>>>
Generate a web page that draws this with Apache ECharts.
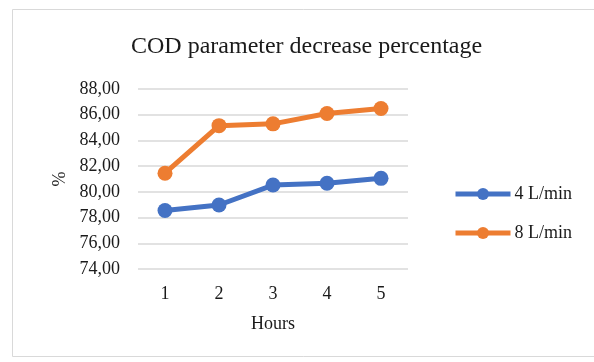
<!DOCTYPE html>
<html>
<head>
<meta charset="utf-8">
<script src="https://cdn.jsdelivr.net/npm/echarts@6/dist/echarts.min.js"></script>
<style>
  html, body { margin: 0; padding: 0; background: #fff; }
  #chart { width: 594px; height: 362px; }
</style>
</head>
<body>
<div id="chart"></div>
<script>
// Hours of treatment and COD removal (%) at two flow rates
const hours = ['1', '2', '3', '4', '5'];
const flow4 = [78.55, 78.98, 80.53, 80.67, 81.05];
const flow8 = [81.45, 85.15, 85.29, 86.09, 86.48];
const yTicks = { min: 74, max: 88, step: 2 };

const FONT = '"Liberation Serif", "DejaVu Serif", serif';
const BLUE = '#4472C4';
const ORANGE = '#ED7D31';
const INK = '#1a1a1a';

const chart = echarts.init(document.getElementById('chart'), null, { renderer: 'canvas' });

function lineSeries(name, data, color) {
  return {
    name: name,
    type: 'line',
    data: data,
    symbol: 'circle',
    symbolSize: 15,
    lineStyle: { color: color, width: 5 },
    itemStyle: { color: color },
    animation: false
  };
}

chart.setOption({
  backgroundColor: '#fff',
  graphic: [{
    type: 'rect',
    shape: { x: 12.5, y: 9.5, width: 600, height: 347 },
    style: { fill: 'none', stroke: '#d9d9d9', lineWidth: 1 },
    silent: true,
    z: -1
  }],
  title: {
    text: 'COD parameter decrease percentage',
    left: 126,
    top: 30,
    textStyle: { fontFamily: FONT, fontSize: 24, fontWeight: 'normal', color: INK }
  },
  legend: {
    orient: 'vertical',
    left: 448,
    top: 180,
    itemGap: 21,
    itemWidth: 55,
    itemHeight: 15,
    lineStyle: { width: 5 },
    textStyle: { fontFamily: FONT, fontSize: 18, color: INK, padding: [0, 0, 0, -1] },
    data: ['4 L/min', '8 L/min']
  },
  grid: { left: 138, right: 186, top: 89, bottom: 93, containLabel: false },
  xAxis: {
    type: 'category',
    data: hours,
    boundaryGap: true,
    name: 'Hours',
    nameLocation: 'middle',
    nameGap: 46,
    nameTextStyle: { fontFamily: FONT, fontSize: 18, color: INK },
    axisLine: { show: false },
    axisTick: { show: false },
    axisLabel: { fontFamily: FONT, fontSize: 18, color: INK, margin: 16 }
  },
  yAxis: {
    type: 'value',
    min: yTicks.min,
    max: yTicks.max,
    interval: yTicks.step,
    name: '%',
    nameLocation: 'middle',
    nameGap: 69,
    nameTextStyle: { fontFamily: FONT, fontSize: 18, color: INK },
    axisLine: { show: false },
    axisTick: { show: false },
    splitLine: { lineStyle: { color: '#d9d9d9', width: 1.5 } },
    axisLabel: {
      fontFamily: FONT,
      fontSize: 18,
      color: INK,
      margin: 18,
      formatter: v => v.toFixed(2).replace('.', ',')
    }
  },
  series: [
    lineSeries('4 L/min', flow4, BLUE),
    lineSeries('8 L/min', flow8, ORANGE)
  ]
});
</script>
</body>
</html>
<<<
## WHAT IS NEEDED
Give every line above again exactly, with no pictures.

## OUTPUT FOR THIS TASK
Generate a web page that draws this with Apache ECharts.
<!DOCTYPE html>
<html>
<head>
<meta charset="utf-8">
<script src="https://cdn.jsdelivr.net/npm/echarts@6/dist/echarts.min.js"></script>
<style>
  html, body { margin: 0; padding: 0; background: #fff; }
  #chart { width: 594px; height: 362px; }
</style>
</head>
<body>
<div id="chart"></div>
<script>
// Hours of treatment and COD removal (%) at two flow rates
const hours = ['1', '2', '3', '4', '5'];
const flow4 = [78.55, 78.98, 80.53, 80.67, 81.05];
const flow8 = [81.45, 85.15, 85.29, 86.09, 86.48];
const yTicks = { min: 74, max: 88, step: 2 };

const FONT = '"Liberation Serif", "DejaVu Serif", serif';
const BLUE = '#4472C4';
const ORANGE = '#ED7D31';
const INK = '#1a1a1a';

const chart = echarts.init(document.getElementById('chart'), null, { renderer: 'canvas' });

function lineSeries(name, data, color) {
  return {
    name: name,
    type: 'line',
    data: data,
    symbol: 'circle',
    symbolSize: 15,
    lineStyle: { color: color, width: 5 },
    itemStyle: { color: color },
    animation: false
  };
}

chart.setOption({
  backgroundColor: '#fff',
  graphic: [{
    type: 'rect',
    shape: { x: 12.5, y: 9.5, width: 600, height: 347 },
    style: { fill: 'none', stroke: '#d9d9d9', lineWidth: 1 },
    silent: true,
    z: -1
  }],
  title: {
    text: 'COD parameter decrease percentage',
    left: 126,
    top: 30,
    textStyle: { fontFamily: FONT, fontSize: 24, fontWeight: 'normal', color: INK }
  },
  legend: {
    orient: 'vertical',
    left: 448,
    top: 180,
    itemGap: 21,
    itemWidth: 55,
    itemHeight: 15,
    lineStyle: { width: 5 },
    textStyle: { fontFamily: FONT, fontSize: 18, color: INK, padding: [0, 0, 0, -1] },
    data: ['4 L/min', '8 L/min']
  },
  grid: { left: 138, right: 186, top: 89, bottom: 93, containLabel: false },
  xAxis: {
    type: 'category',
    data: hours,
    boundaryGap: true,
    name: 'Hours',
    nameLocation: 'middle',
    nameGap: 46,
    nameTextStyle: { fontFamily: FONT, fontSize: 18, color: INK },
    axisLine: { show: false },
    axisTick: { show: false },
    axisLabel: { fontFamily: FONT, fontSize: 18, color: INK, margin: 16 }
  },
  yAxis: {
    type: 'value',
    min: yTicks.min,
    max: yTicks.max,
    interval: yTicks.step,
    name: '%',
    nameLocation: 'middle',
    nameGap: 69,
    nameTextStyle: { fontFamily: FONT, fontSize: 18, color: INK },
    axisLine: { show: false },
    axisTick: { show: false },
    splitLine: { lineStyle: { color: '#d9d9d9', width: 1.5 } },
    axisLabel: {
      fontFamily: FONT,
      fontSize: 18,
      color: INK,
      margin: 18,
      formatter: v => v.toFixed(2).replace('.', ',')
    }
  },
  series: [
    lineSeries('4 L/min', flow4, BLUE),
    lineSeries('8 L/min', flow8, ORANGE)
  ]
});
</script>
</body>
</html>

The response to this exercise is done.